» AIM OF THE EXERCISE:
Below are records to repeat exactly. Omit the pictures from the copy.

==============================

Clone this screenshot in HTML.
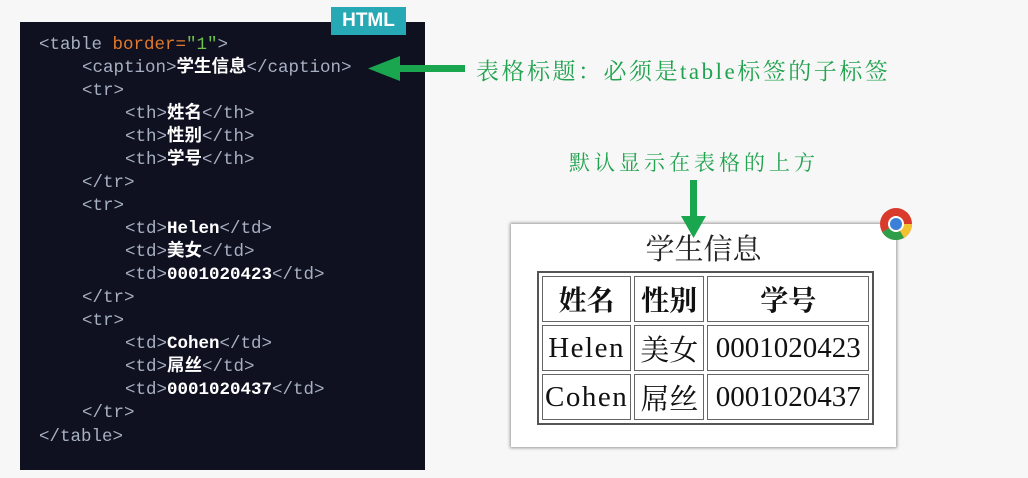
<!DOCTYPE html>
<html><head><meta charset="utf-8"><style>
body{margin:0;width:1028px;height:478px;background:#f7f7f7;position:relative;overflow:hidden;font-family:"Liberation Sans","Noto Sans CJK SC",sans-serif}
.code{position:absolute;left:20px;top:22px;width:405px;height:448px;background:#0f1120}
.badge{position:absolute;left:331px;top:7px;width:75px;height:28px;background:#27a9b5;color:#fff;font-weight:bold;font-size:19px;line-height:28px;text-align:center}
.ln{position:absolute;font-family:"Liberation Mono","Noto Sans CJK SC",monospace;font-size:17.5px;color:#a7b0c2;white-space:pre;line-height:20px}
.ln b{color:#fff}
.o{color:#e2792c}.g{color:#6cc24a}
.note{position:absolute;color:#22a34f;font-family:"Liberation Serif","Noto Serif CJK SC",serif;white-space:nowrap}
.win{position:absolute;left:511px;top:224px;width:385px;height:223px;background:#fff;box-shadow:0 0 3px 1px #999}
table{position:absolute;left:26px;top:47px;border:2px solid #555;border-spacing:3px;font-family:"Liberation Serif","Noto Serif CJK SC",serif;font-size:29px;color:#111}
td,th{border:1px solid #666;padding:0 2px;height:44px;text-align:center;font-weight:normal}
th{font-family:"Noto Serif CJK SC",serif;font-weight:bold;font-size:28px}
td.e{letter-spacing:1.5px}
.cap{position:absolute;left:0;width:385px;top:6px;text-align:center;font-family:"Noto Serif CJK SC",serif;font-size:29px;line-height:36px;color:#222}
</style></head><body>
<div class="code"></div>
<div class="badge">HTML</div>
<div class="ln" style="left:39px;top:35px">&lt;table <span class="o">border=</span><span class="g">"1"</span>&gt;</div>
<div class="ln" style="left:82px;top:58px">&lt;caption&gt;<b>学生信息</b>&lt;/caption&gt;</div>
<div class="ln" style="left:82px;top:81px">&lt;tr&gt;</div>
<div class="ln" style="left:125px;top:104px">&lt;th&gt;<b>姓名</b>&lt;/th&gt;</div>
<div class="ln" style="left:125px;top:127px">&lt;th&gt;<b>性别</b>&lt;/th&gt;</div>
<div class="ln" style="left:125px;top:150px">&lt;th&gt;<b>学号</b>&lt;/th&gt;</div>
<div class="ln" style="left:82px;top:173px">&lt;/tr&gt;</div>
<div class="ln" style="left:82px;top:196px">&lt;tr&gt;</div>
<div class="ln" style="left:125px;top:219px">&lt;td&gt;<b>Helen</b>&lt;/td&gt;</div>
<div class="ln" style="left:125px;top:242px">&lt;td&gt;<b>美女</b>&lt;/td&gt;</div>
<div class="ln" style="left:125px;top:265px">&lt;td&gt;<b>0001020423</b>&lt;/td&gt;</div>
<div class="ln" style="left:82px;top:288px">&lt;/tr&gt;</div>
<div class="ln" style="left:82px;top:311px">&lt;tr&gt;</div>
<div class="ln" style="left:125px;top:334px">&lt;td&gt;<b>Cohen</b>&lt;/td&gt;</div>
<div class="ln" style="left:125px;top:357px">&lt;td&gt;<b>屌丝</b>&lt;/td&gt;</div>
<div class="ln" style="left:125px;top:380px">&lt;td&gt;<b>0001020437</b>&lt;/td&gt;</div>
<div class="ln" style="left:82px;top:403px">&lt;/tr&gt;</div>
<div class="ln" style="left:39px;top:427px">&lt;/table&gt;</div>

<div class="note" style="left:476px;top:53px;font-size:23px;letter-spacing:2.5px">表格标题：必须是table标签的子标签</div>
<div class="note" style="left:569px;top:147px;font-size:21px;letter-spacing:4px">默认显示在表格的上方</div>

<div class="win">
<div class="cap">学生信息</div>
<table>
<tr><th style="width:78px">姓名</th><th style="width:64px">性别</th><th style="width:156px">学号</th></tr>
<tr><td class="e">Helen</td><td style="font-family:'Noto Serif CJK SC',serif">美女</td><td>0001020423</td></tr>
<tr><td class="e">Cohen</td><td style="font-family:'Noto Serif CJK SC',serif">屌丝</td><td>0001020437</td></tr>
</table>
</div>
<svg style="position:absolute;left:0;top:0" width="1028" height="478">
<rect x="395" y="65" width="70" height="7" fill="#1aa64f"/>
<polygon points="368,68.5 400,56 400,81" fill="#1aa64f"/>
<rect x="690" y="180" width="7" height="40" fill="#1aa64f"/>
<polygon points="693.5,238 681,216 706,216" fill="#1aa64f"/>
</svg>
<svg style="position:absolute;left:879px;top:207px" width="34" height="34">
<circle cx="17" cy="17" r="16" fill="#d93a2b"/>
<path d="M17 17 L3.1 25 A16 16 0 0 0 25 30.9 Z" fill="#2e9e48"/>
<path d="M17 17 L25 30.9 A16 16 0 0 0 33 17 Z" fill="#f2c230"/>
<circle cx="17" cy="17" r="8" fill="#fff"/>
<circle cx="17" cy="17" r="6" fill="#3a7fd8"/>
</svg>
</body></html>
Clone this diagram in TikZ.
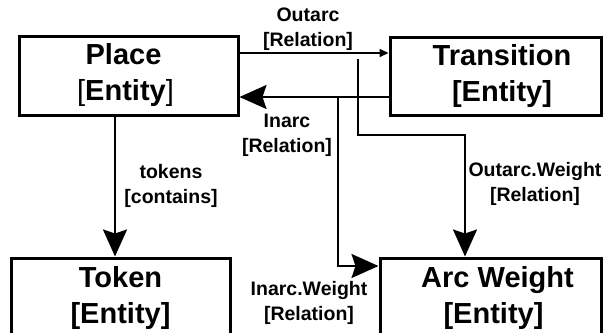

==============================

» TASK ANSWER:
Clone this screenshot in HTML.
<!DOCTYPE html>
<html><head><meta charset="utf-8"><style>
body{margin:0;width:1028px;height:478px;background:#f7f7f7;position:relative;overflow:hidden;font-family:"Liberation Sans","Noto Sans CJK SC",sans-serif}
.code{position:absolute;left:20px;top:22px;width:405px;height:448px;background:#0f1120}
.badge{position:absolute;left:331px;top:7px;width:75px;height:28px;background:#27a9b5;color:#fff;font-weight:bold;font-size:19px;line-height:28px;text-align:center}
.ln{position:absolute;font-family:"Liberation Mono","Noto Sans CJK SC",monospace;font-size:17.5px;color:#a7b0c2;white-space:pre;line-height:20px}
.ln b{color:#fff}
.o{color:#e2792c}.g{color:#6cc24a}
.note{position:absolute;color:#22a34f;font-family:"Liberation Serif","Noto Serif CJK SC",serif;white-space:nowrap}
.win{position:absolute;left:511px;top:224px;width:385px;height:223px;background:#fff;box-shadow:0 0 3px 1px #999}
table{position:absolute;left:26px;top:47px;border:2px solid #555;border-spacing:3px;font-family:"Liberation Serif","Noto Serif CJK SC",serif;font-size:29px;color:#111}
td,th{border:1px solid #666;padding:0 2px;height:44px;text-align:center;font-weight:normal}
th{font-family:"Noto Serif CJK SC",serif;font-weight:bold;font-size:28px}
td.e{letter-spacing:1.5px}
.cap{position:absolute;left:0;width:385px;top:6px;text-align:center;font-family:"Noto Serif CJK SC",serif;font-size:29px;line-height:36px;color:#222}
</style></head><body>
<div class="code"></div>
<div class="badge">HTML</div>
<div class="ln" style="left:39px;top:35px">&lt;table <span class="o">border=</span><span class="g">"1"</span>&gt;</div>
<div class="ln" style="left:82px;top:58px">&lt;caption&gt;<b>学生信息</b>&lt;/caption&gt;</div>
<div class="ln" style="left:82px;top:81px">&lt;tr&gt;</div>
<div class="ln" style="left:125px;top:104px">&lt;th&gt;<b>姓名</b>&lt;/th&gt;</div>
<div class="ln" style="left:125px;top:127px">&lt;th&gt;<b>性别</b>&lt;/th&gt;</div>
<div class="ln" style="left:125px;top:150px">&lt;th&gt;<b>学号</b>&lt;/th&gt;</div>
<div class="ln" style="left:82px;top:173px">&lt;/tr&gt;</div>
<div class="ln" style="left:82px;top:196px">&lt;tr&gt;</div>
<div class="ln" style="left:125px;top:219px">&lt;td&gt;<b>Helen</b>&lt;/td&gt;</div>
<div class="ln" style="left:125px;top:242px">&lt;td&gt;<b>美女</b>&lt;/td&gt;</div>
<div class="ln" style="left:125px;top:265px">&lt;td&gt;<b>0001020423</b>&lt;/td&gt;</div>
<div class="ln" style="left:82px;top:288px">&lt;/tr&gt;</div>
<div class="ln" style="left:82px;top:311px">&lt;tr&gt;</div>
<div class="ln" style="left:125px;top:334px">&lt;td&gt;<b>Cohen</b>&lt;/td&gt;</div>
<div class="ln" style="left:125px;top:357px">&lt;td&gt;<b>屌丝</b>&lt;/td&gt;</div>
<div class="ln" style="left:125px;top:380px">&lt;td&gt;<b>0001020437</b>&lt;/td&gt;</div>
<div class="ln" style="left:82px;top:403px">&lt;/tr&gt;</div>
<div class="ln" style="left:39px;top:427px">&lt;/table&gt;</div>

<div class="note" style="left:476px;top:53px;font-size:23px;letter-spacing:2.5px">表格标题：必须是table标签的子标签</div>
<div class="note" style="left:569px;top:147px;font-size:21px;letter-spacing:4px">默认显示在表格的上方</div>

<div class="win">
<div class="cap">学生信息</div>
<table>
<tr><th style="width:78px">姓名</th><th style="width:64px">性别</th><th style="width:156px">学号</th></tr>
<tr><td class="e">Helen</td><td style="font-family:'Noto Serif CJK SC',serif">美女</td><td>0001020423</td></tr>
<tr><td class="e">Cohen</td><td style="font-family:'Noto Serif CJK SC',serif">屌丝</td><td>0001020437</td></tr>
</table>
</div>
<svg style="position:absolute;left:0;top:0" width="1028" height="478">
<rect x="395" y="65" width="70" height="7" fill="#1aa64f"/>
<polygon points="368,68.5 400,56 400,81" fill="#1aa64f"/>
<rect x="690" y="180" width="7" height="40" fill="#1aa64f"/>
<polygon points="693.5,238 681,216 706,216" fill="#1aa64f"/>
</svg>
<svg style="position:absolute;left:879px;top:207px" width="34" height="34">
<circle cx="17" cy="17" r="16" fill="#d93a2b"/>
<path d="M17 17 L3.1 25 A16 16 0 0 0 25 30.9 Z" fill="#2e9e48"/>
<path d="M17 17 L25 30.9 A16 16 0 0 0 33 17 Z" fill="#f2c230"/>
<circle cx="17" cy="17" r="8" fill="#fff"/>
<circle cx="17" cy="17" r="6" fill="#3a7fd8"/>
</svg>
</body></html>
Clone this diagram in TikZ.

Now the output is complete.